The vertical arrangement of the prisms would allow the user's hands to be lower and their elbows to be closer to the body, but it would eliminate the enhanced 3D effect that porros are famous for.

Kevin's comment about them being the first open bridge bins might actually have something to it. Maybe they are easier to use with one hand than previous designs.

They're so weird, I actually think they're kind of cool. If they cost $100, I might buy them. They'd be a great conversation starter on bird club field trips. :t:
 
At $950 binoboy you might have to pass (though checking prices for ex-Service Avimo they seem to go for £100 to £200). You'd have to be seabird or hawk watching too ... something that stays at infinity ;)

The funky Bushnell 8x50 porros are reviewed here

http://www.birdforum.net/showthread.php?t=18773&highlight=8x50+porro

I wondered about the helmet issue too. In the Falklands that would have been less of a problem I think but the current "Beehive" Mark 6 helmet really does come down over the forehead. I would put it down to "not SOP" to invert the bins on the battlefield. Bless 'm, they are squaddies.

The L12A1 also came as a monocular or was repurposed into a monocular (easy to do!).
 
Burris used to market an offset porro like that up until a couple of years ago, I think iw was their Landmark series porro.

Nice one, Steve

http://www.optics4birding.com/landmark-pf-10x42-522.html

Not expensive either! No idea of the quality.

Wait that reminds me of the Burris 20x50 compact spotter scope which is an over under straight spotter that looks like half a bin.
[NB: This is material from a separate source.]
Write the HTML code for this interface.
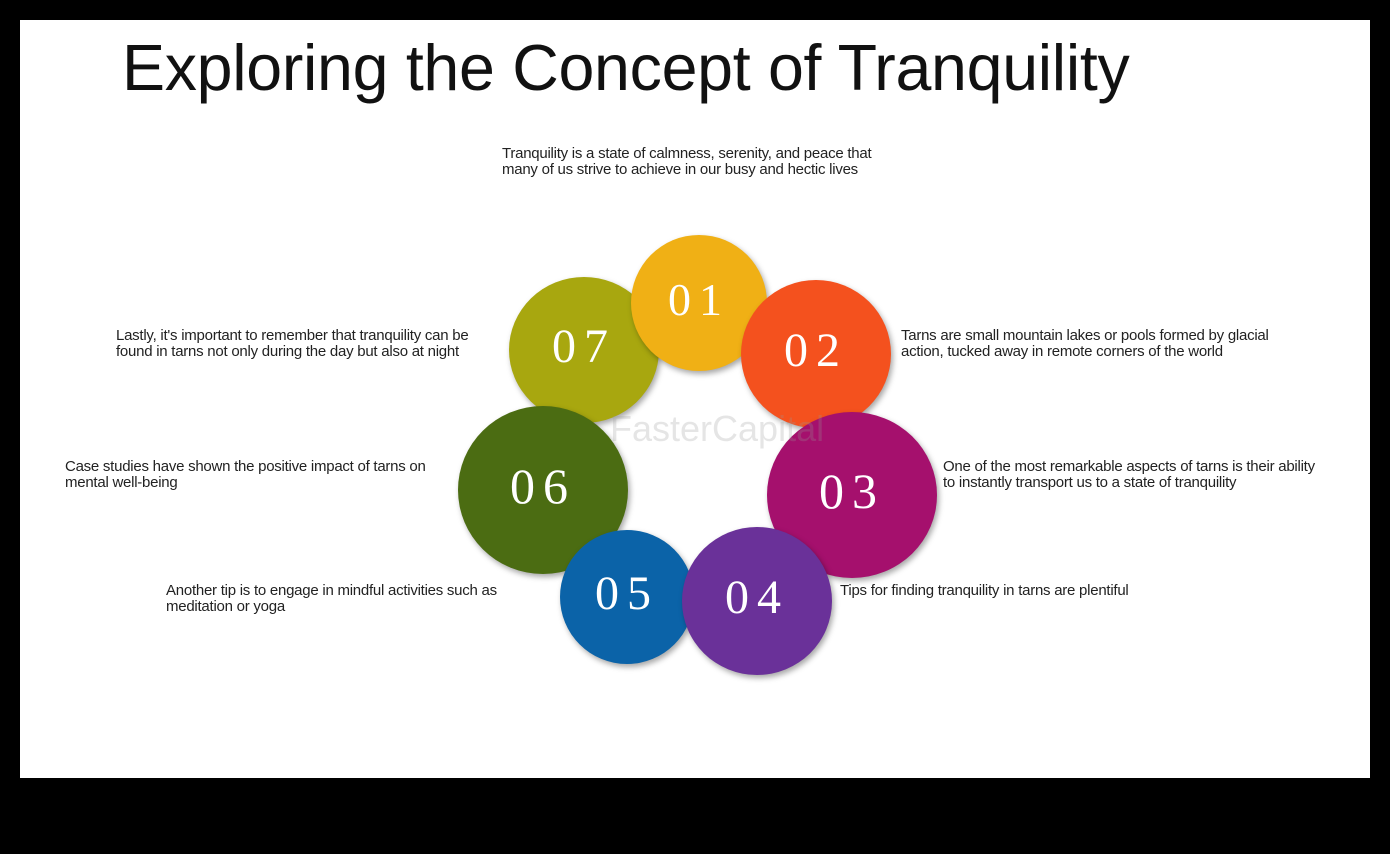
<!DOCTYPE html>
<html><head><meta charset="utf-8"><style>
body{margin:0;width:1390px;height:854px;background:#000;position:relative;overflow:hidden;font-family:"Liberation Sans",sans-serif}
#s{position:absolute;left:20px;top:20px;width:1350px;height:758px;background:#fff}
h1{position:absolute;left:122px;top:31px;margin:0;font-weight:normal;font-size:64.5px;color:#111;letter-spacing:-0.3px}
.t{position:absolute;font-size:15px;line-height:16px;color:#222;white-space:nowrap;letter-spacing:-0.25px}
.c{position:absolute;border-radius:50%;color:#fff;font-family:"Liberation Serif",serif;display:flex;align-items:center;justify-content:center;letter-spacing:8px;box-shadow:2px 3px 6px rgba(0,0,0,.35);padding-bottom:8px;box-sizing:border-box}
</style></head><body>
<div id="s"></div>
<h1>Exploring the Concept of Tranquility</h1>
<div class="t" style="left:502px;top:146px">Tranquility is a state of calmness, serenity, and peace that<br>many of us strive to achieve in our busy and hectic lives</div>
<div class="t" style="left:116px;top:328px">Lastly, it's important to remember that tranquility can be<br>found in tarns not only during the day but also at night</div>
<div class="t" style="left:901px;top:328px">Tarns are small mountain lakes or pools formed by glacial<br>action, tucked away in remote corners of the world</div>
<div class="t" style="left:65px;top:459px">Case studies have shown the positive impact of tarns on<br>mental well-being</div>
<div class="t" style="left:943px;top:459px">One of the most remarkable aspects of tarns is their ability<br>to instantly transport us to a state of tranquility</div>
<div class="t" style="left:166px;top:583px">Another tip is to engage in mindful activities such as<br>meditation or yoga</div>
<div class="t" style="left:840px;top:583px">Tips for finding tranquility in tarns are plentiful</div>
<div class="c" style="left:509px;top:277px;width:150px;height:146px;background:#a8a70f;font-size:48px">07</div>
<div class="c" style="left:631px;top:235px;width:136px;height:136px;background:#f0b015;font-size:46px">01</div>
<div class="c" style="left:741px;top:280px;width:150px;height:148px;background:#f4511e;font-size:48px">02</div>
<div class="c" style="left:767px;top:412px;width:170px;height:166px;background:#a5106d;font-size:50px">03</div>
<div class="c" style="left:458px;top:406px;width:170px;height:168px;background:#4b6c12;font-size:50px">06</div>
<div class="c" style="left:560px;top:530px;width:134px;height:134px;background:#0b63a8;font-size:48px">05</div>
<div class="c" style="left:682px;top:527px;width:150px;height:148px;background:#6a3199;font-size:48px">04</div>
<div style="position:absolute;left:610px;top:408px;font-size:36px;color:rgba(150,150,150,.25);font-family:'Liberation Sans',sans-serif">FasterCapital</div>
</body></html>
And we're back to the OPs comments of "two spotter scopes glued together"!

Any more funky porros?
 
I used to have a Rollei brochure for the civilian version of this binocular. It had a diagram of the optics, which were not at all sophisticated. Just a cemented doublet objective and a Kellner eyepiece. There was also an unarmored civilian version which had a matte silver metal finish.
 
I used to have a Rollei brochure for the civilian version of this binocular. It had a diagram of the optics, which were not at all sophisticated. Just a cemented doublet objective and a Kellner eyepiece. There was also an unarmored civilian version which had a matte silver metal finish.

A simple (classic) optical design typical of military bins. Made even more simple by leaving out any focusing hardware ;)

Do you know if it was multicoated or single coated?

That matte silver version would be something to see ... like a product form the not too distant future.
 
Kevin,

Sorry I don't remember anything about the coatings. Since the optics were so plain vanilla I wouldn't be surprised if they were single coated. As I recall they were quite expensive, close to $1000, very big money for a binocular in those days. It's not hard to see why such a thing was not a big success in the civilian market.

Henry
 
Knowing the MoD I wouldn't be surprised if they were single coated. After all some squaddie is just going to break them (and they weren't repairable).
 
Hi Kevin, there is nothing on the info sheet I have indicating multi-coating, the sheet was printed/published by Rollei fototechnic.
The first 'top feature' listed is "Adjustment of the binocular halves to 1 metre viewing distance for a remote object means good depth of perception without visual fatigue"! Could you translate that into ordinary English?
The optical path shows 4 ocular elements and 2 objective elements. The one I used to have was the silver (painted) civilian version with the impressively large and sturdy Allen head bolts holding the case together.
Cheers, John
 
jjg213 said:
4 ocular elements and 2 objective elements

Henry Link said:
Just a cemented doublet objective and a Kellner eyepiece

There's one element difference there ;)

But if it was 4 then I can imagine it would have better FOV at least. One step up from WW2 era design!

Silver painted ... what were they thinging! I guess the casting was too ugly to polish up.